By Henry Srebrnik, [Summerside, PEI] Journal Pioneer
U.S. President Donald Trump, Hungary’s prime minister Victor Orban, the right-wing Polish Law and Justice (PiS) ruling party, and Britain’s anti-EU Brexiteers, have unnerved establishment organs such as the New York Times, Washington Post, Globe and Mail, and Britain’s Guardian, among others.
They have become very shrill in “defending” a “free press” --
as opposed to the what they consider the “fake news” of anti-establishment “samizdats.”
But what they really mean is that they adhere to what French
philosopher Michel Foucault called a country’s “truth regime,” that is, the
ideologically acceptable views of its ruling elites in a given zeitgeist.
In that sense, the Soviet flagship newspaper Pravda also was
“free” – it could run debates within its pages about various policy differences
within the nomenklatura, arguments about Marxist-Leninist theory, and so forth.
But it could not challenge the overarching hegemonic power
of the ruling Communist circles. That remained off-limits.
The same holds true for “respectable” discourse in today’s
western mass media, which must adhere to a liberal-to-socialist-left political
line and its pop slogans. In other words, there are certain parameters which
define what is appropriate in public discourse.
Just as Pravda was not able to publish what Communists would
have considered “anti-socialist propaganda,” so today views not deemed “politically
correct” are looked at with disfavour.
At best, they are deemed “provocative,” “controversial,”
“problematic,” or “divisive,” alerting readers to be on the lookout to discount
them should they appear in print.
Opinions not seen as worthy of serious
consideration are often tagged with words such as “skeptics”, “deniers”, or
“populists” (an elastic word that is applied to anyone the liberal media
disparages). Such views are, to use religious language, heretical.

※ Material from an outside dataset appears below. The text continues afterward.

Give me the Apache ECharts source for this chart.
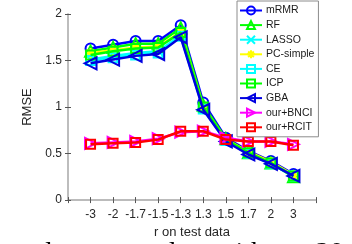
<!DOCTYPE html>
<html><head><meta charset="utf-8">
<script src="https://cdn.jsdelivr.net/npm/echarts@6/dist/echarts.min.js"></script>
<style>html,body{margin:0;padding:0;background:#fff;}#c{width:352px;height:244px;}</style>
</head><body><div id="c"></div>
<script>
var xLabels = ['-3','-2','-1.7','-1.5','-1.3','1.3','1.5','1.7','2','3'];
var yTicks = [0, 0.5, 1, 1.5, 2];
var names = ['mRMR','RF','LASSO','PC-simple','CE','ICP','GBA','our+BNCI','our+RCIT'];
var mRMR    = [1.63,1.67,1.71,1.71,1.88,1.05,0.67,0.53,0.42,0.28];
var RF      = [1.60,1.64,1.68,1.68,1.85,1.02,0.66,0.51,0.40,0.25];
var LASSO   = [1.51,1.55,1.58,1.60,1.77,0.98,0.64,0.50,0.40,0.27];
var PCsimple= [1.58,1.61,1.64,1.65,1.81,1.00,0.65,0.52,0.41,0.27];
var CE      = [1.50,1.53,1.56,1.58,1.76,0.98,0.64,0.50,0.39,0.26];
var ICP     = [1.56,1.60,1.63,1.64,1.80,1.00,0.65,0.51,0.40,0.26];
var GBA     = [1.47,1.51,1.55,1.57,1.75,0.97,0.63,0.49,0.39,0.26];
var BNCI    = [0.61,0.62,0.63,0.66,0.73,0.74,0.67,0.63,0.63,0.60];
var RCIT    = [0.60,0.61,0.62,0.65,0.74,0.74,0.65,0.63,0.63,0.59];
var seriesValues = [mRMR,RF,LASSO,PCsimple,CE,ICP,GBA,BNCI,RCIT];
var colors = ['#0000ff','#00ff00','#00ffff','#ffff00','#00ffff','#00ff00','#0000e0','#ff00ff','#ff0000'];
var symbols = ['circle','triangle','path://M0,0L10,10M10,0L0,10',
  'path://M0,5L10,5M5,0L5,10M1.5,1.5L8.5,8.5M8.5,1.5L1.5,8.5',
  'rect','rect','path://M0,5L10,0L10,10Z','path://M10,5L0,0L0,10Z','rect'];
var sizes = [10,11,9,10,9,9,12,11,9];

var axisColor = '#b8b8b8';
var textColor = '#262626';
var font = 'Liberation Sans, Arial, sans-serif';

var series = names.map(function(n,i){
  return {
    name:n, type:'line', z: 2+i,
    data: seriesValues[i].map(function(v,k){return [k+1,v];}),
    symbol: symbols[i], symbolSize: sizes[i],
    showAllSymbol:true,
    lineStyle:{color:colors[i], width:2.5},
    itemStyle:{color:'rgba(255,255,255,0)', borderColor:colors[i], borderWidth:2},
    emphasis:{disabled:true}, animation:false
  };
});

var chart = echarts.init(document.getElementById('c'), null, {renderer:'canvas'});
chart.setOption({
  animation:false,
  grid:{left:68, right:36, top:14, bottom:43},
  xAxis:[{
    type:'value', min:0, max:11, interval:1,
    name:'r on test data', nameLocation:'middle', nameGap:22,
    nameTextStyle:{color:textColor, fontSize:13, fontFamily:font},
    axisLine:{lineStyle:{color:axisColor, width:1.5}},
    axisTick:{inside:true, length:3, lineStyle:{color:'#555'}},
    splitLine:{show:false},
    axisLabel:{color:textColor, fontSize:12, fontFamily:font, margin:9,
      formatter:function(v){ return (v>=1 && v<=10) ? xLabels[v-1] : ''; }}
  },{
    type:'value', min:0, max:11, interval:1, position:'top',
    axisLine:{show:true, lineStyle:{color:axisColor, width:1.5}},
    axisTick:{show:true, inside:true, length:3, lineStyle:{color:'#555'}},
    axisLabel:{show:false}, splitLine:{show:false}
  }],
  yAxis:[{
    type:'value', min:0, max:2, interval:0.5,
    name:'RMSE', nameLocation:'middle', nameGap:28,
    nameTextStyle:{color:textColor, fontSize:13, fontFamily:font},
    axisLine:{show:true, lineStyle:{color:axisColor, width:1.5}},
    axisTick:{show:true, inside:true, length:3, lineStyle:{color:'#555'}},
    splitLine:{show:false},
    axisLabel:{color:textColor, fontSize:12, fontFamily:font, margin:6,
      formatter:function(v){ var s = yTicks.indexOf(v); return s>=0 ? String(v) : ''; }}
  },{
    type:'value', min:0, max:2, interval:0.5, position:'right',
    axisLine:{show:true, lineStyle:{color:axisColor, width:1.5}},
    axisTick:{show:true, inside:true, length:3, lineStyle:{color:'#555'}},
    axisLabel:{show:false}, splitLine:{show:false}
  }],
  legend:{
    data:names, orient:'vertical', left:237, top:1,
    padding:[4,4,4,2], itemWidth:22, itemHeight:10, itemGap:3.6,
    borderColor:'#8c8c8c', borderWidth:1, backgroundColor:'#fff',
    textStyle:{color:'#1a1a1a', fontSize:10.5, fontFamily:font, padding:[0,0,0,-1]},
    selectedMode:false, z:20
  },
  graphic:[{
    type:'text', left:38, top:240, z:30,
    style:{text:'d over test data with n = 20', fill:'#000',
      font:'28px "Liberation Serif", "Times New Roman", serif'}
  }],
  series:series
});
</script></body></html>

They have created a social space in which they lord their
ideology over everybody else and become the arbiter of what we should believe. As
a result, newsrooms are often out of touch with the communities they serve.
This is bad news for journalists, and bad news for journalism. Because as people continue down the path of growing mistrust of the mainstream media, they will start looking for alternatives.
It also allows people like Trump, himself accused of
spreading falsehoods, to portray the media who constantly attack him as themselves
purveyors of “fake news.”
In his 1945 article “The Freedom of the Press,” George Orwell noted that “At any given moment there is an orthodoxy, a body of ideas which it is assumed that all right-thinking people will accept without question.”